四日目、再び奇跡的に晴れた空の下、山頂を目指す。しかし、なんともこの道のりが遠い。荷物を軽くして歩いても一向に着かない。3日間のクライミングで身体に疲労も溜まっている。緩やかな雪原はどこまでも続き、ようやく600m上に山頂が見える。しかし、時間が押している。ここからさらに時間をかける余裕があるだろうか。BCまでの道のりを30kmも残している。イーストリッジや広い雪原で悪天につかまるとまた停滞を余儀なくされる。昨日、私が愚かにもシュルントに新品のガス缶を落としてしまったので、残りの燃料もあと僅か。悪天につかまると、燃料は限界だ。この寒気を絶え凌ぐ事はできるだろうか。横山にもう下りたほうがよいではないかと提案する。二人で30分は話し合っただろうか。横山も私の提案を受け入れ下りる決断をする。そして今まさに下りようとしたその時、横山が無意識のうちにひとつため息をついた。その瞬間、はっと我に返る。諦めちゃ駄目だ。ここでのクライミングはもうこれが最後である。山頂を登らなければ、きっと一生後悔するに違いない。登らずに後悔するより、登ってから後悔しよう。横山にやっぱり行こうと告げると、横山はなんとも嬉しそうな笑顔を浮かべて言った。「こうなればとことんハマろうじゃありませんか!」常に危機的な状況と隣り合わせにいながらでも、横山はいつも前向きで明るい。きっと山登りとクライミングという行為をこよなく愛しているからだろう。

山頂までの長い道のりを一歩一歩、歩きながらようやく山頂に立ったとき、今まで味わった事のない感情が心の底から湧き上がって来た。

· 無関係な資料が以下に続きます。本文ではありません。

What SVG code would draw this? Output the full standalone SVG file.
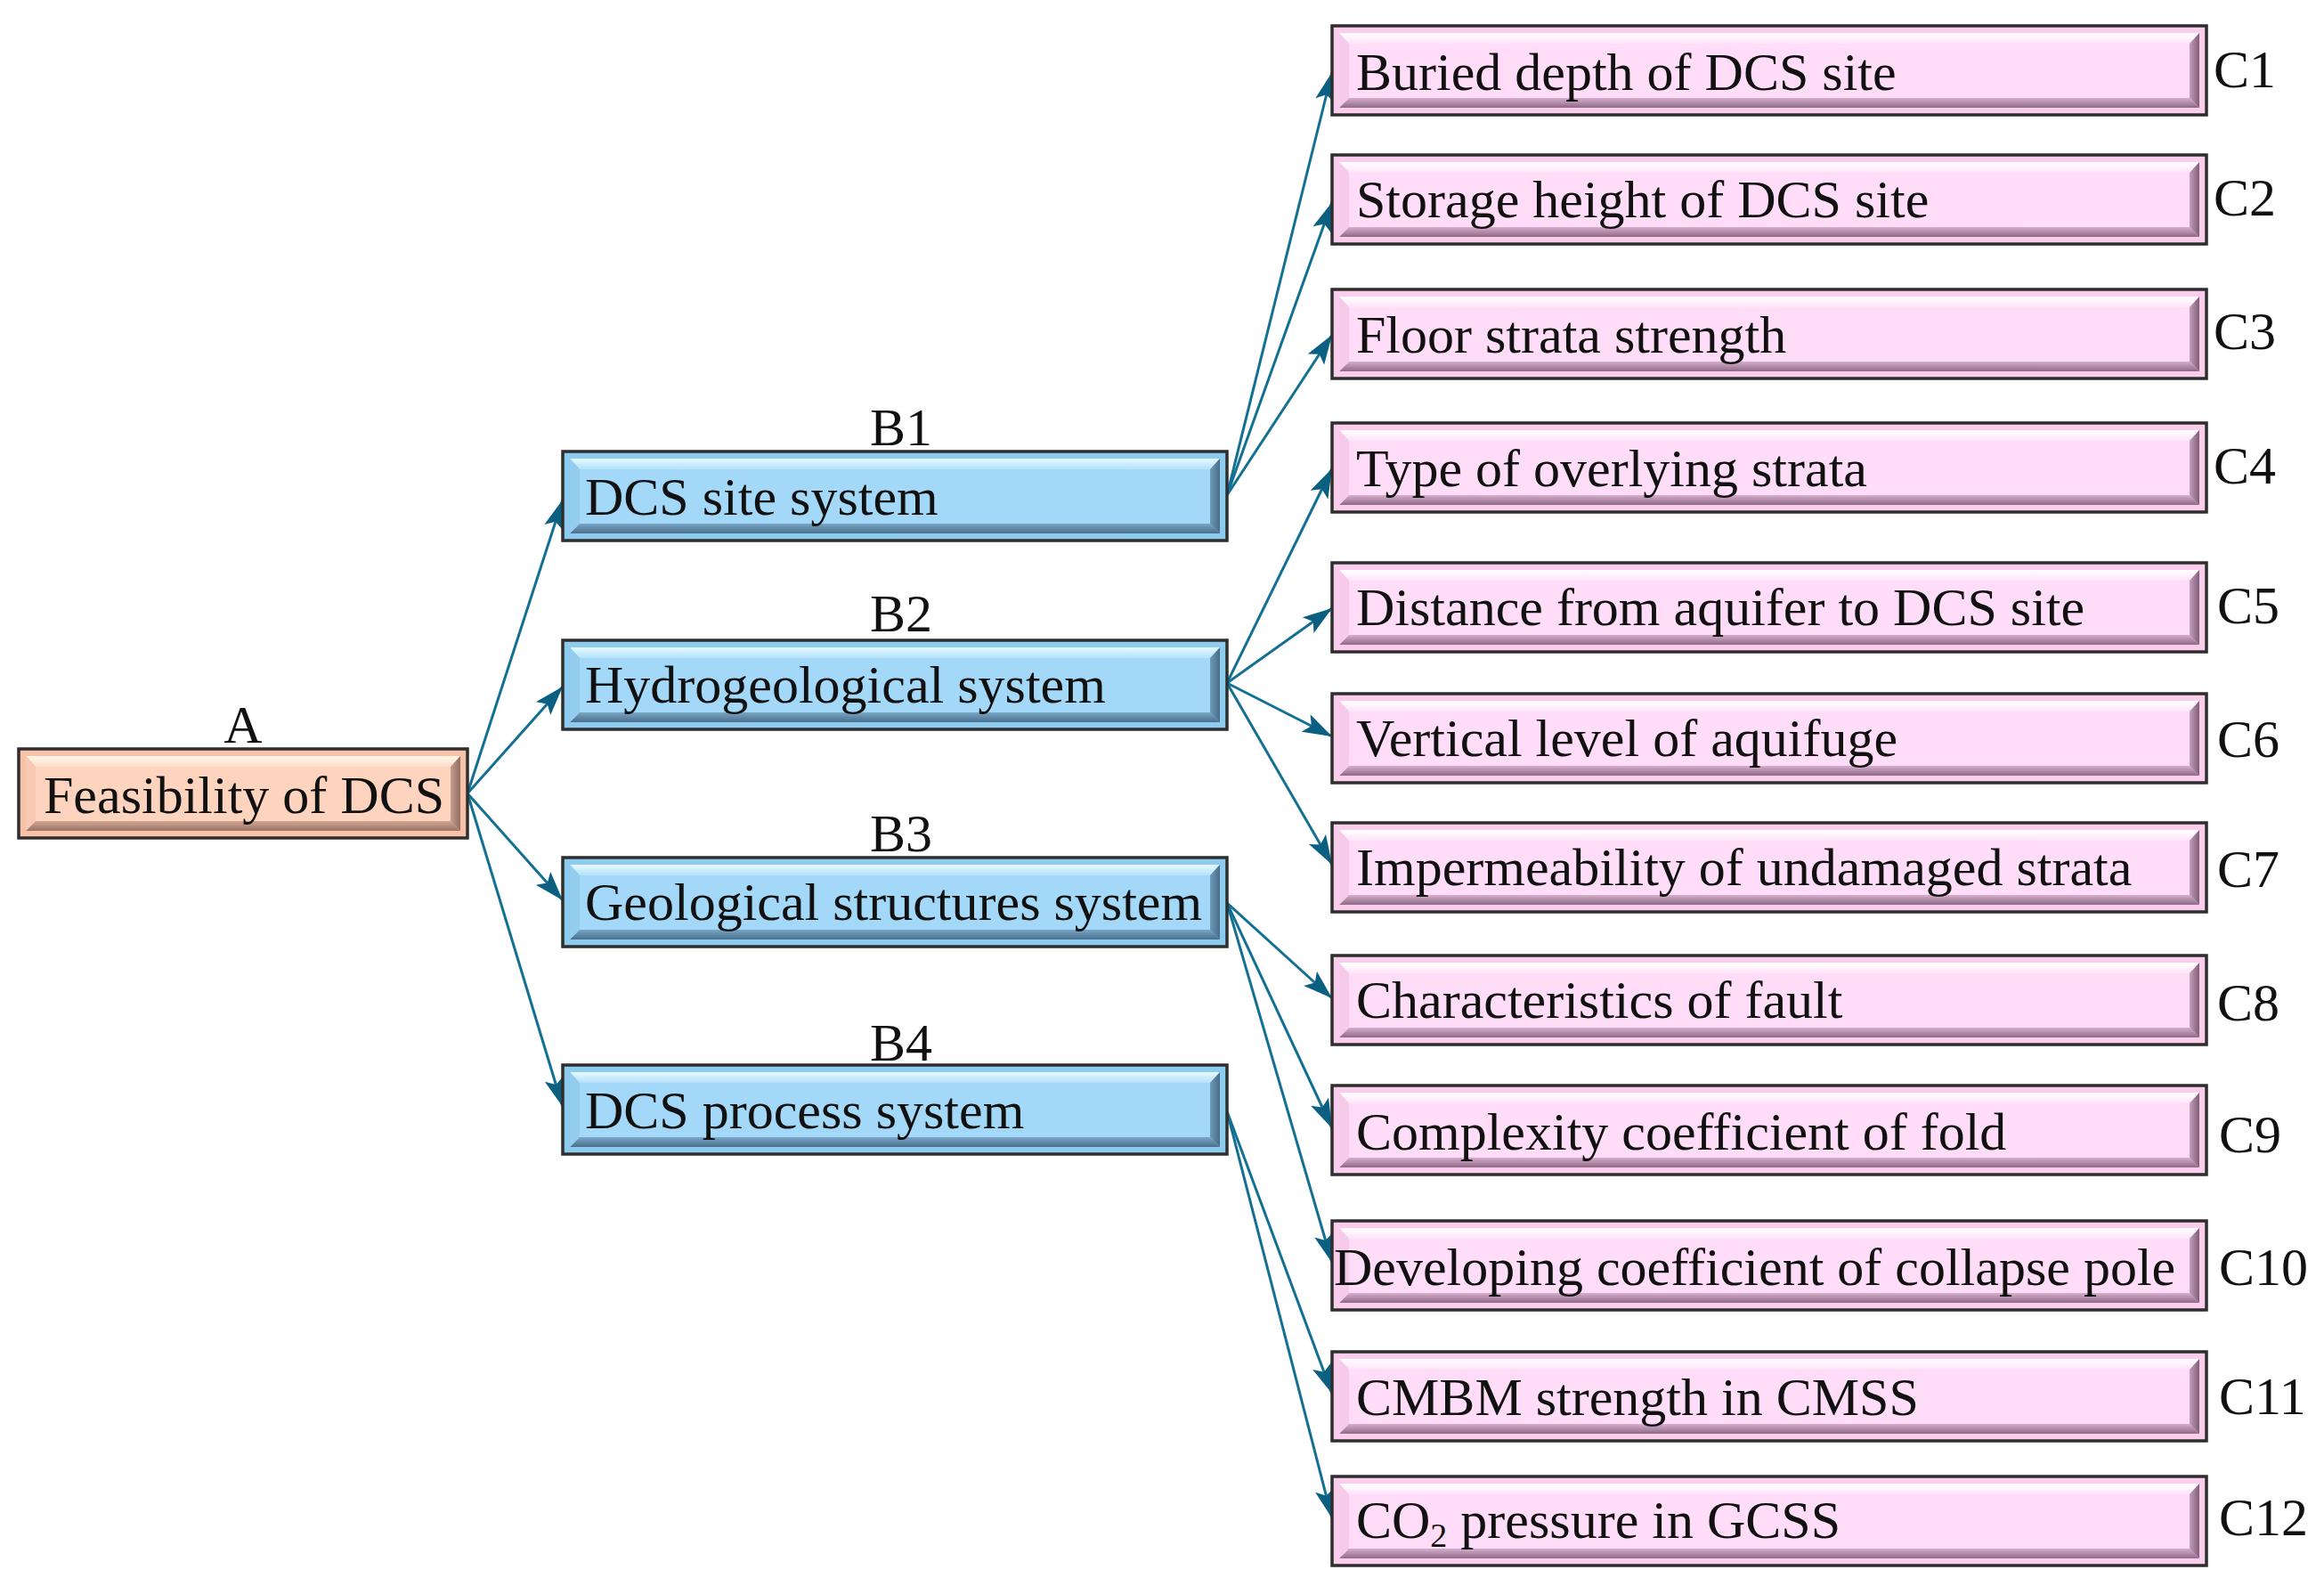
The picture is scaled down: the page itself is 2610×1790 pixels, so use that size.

 今回の成功は天気に恵まれた部分が大きい。壁や稜線で悪天につかまれば、大変な苦労を強いられた事は想像に難くない。しかし、天気が良かったから登れたなんて簡単には言いたくない。怖くて、もう行きたくないと何度思ったことだろうか。命がけのクライミングなんてしたくないけれど、山では危険をすべて排除することはできない。ひとつ間違えれば死がすぐそこにあるのは厳然たる事実。それが山の壁であり、アルパインクライミングのリスクだ。それでも心の中に、どこかで登りたいと言う気持ちがあって、絶望的な状況の中でも横山となら、きっと登れると思った。

遠征なんて華やかな響きの裏には、恐怖、空腹、寒さなどネガティブな要素がいくつでも存在する。しかし、それでも山を登るのはそこでしか味わう事のできない特別な感覚があるからだ。これは私にとって趣味でもなければ、遊びでもない。うまく言えないけれど、水のない世界で魚が生きてはいけないように、私も登山やクライミングのない世界では生きていけない。登山やクライミングは私にとってかけがえのないもののひとつである。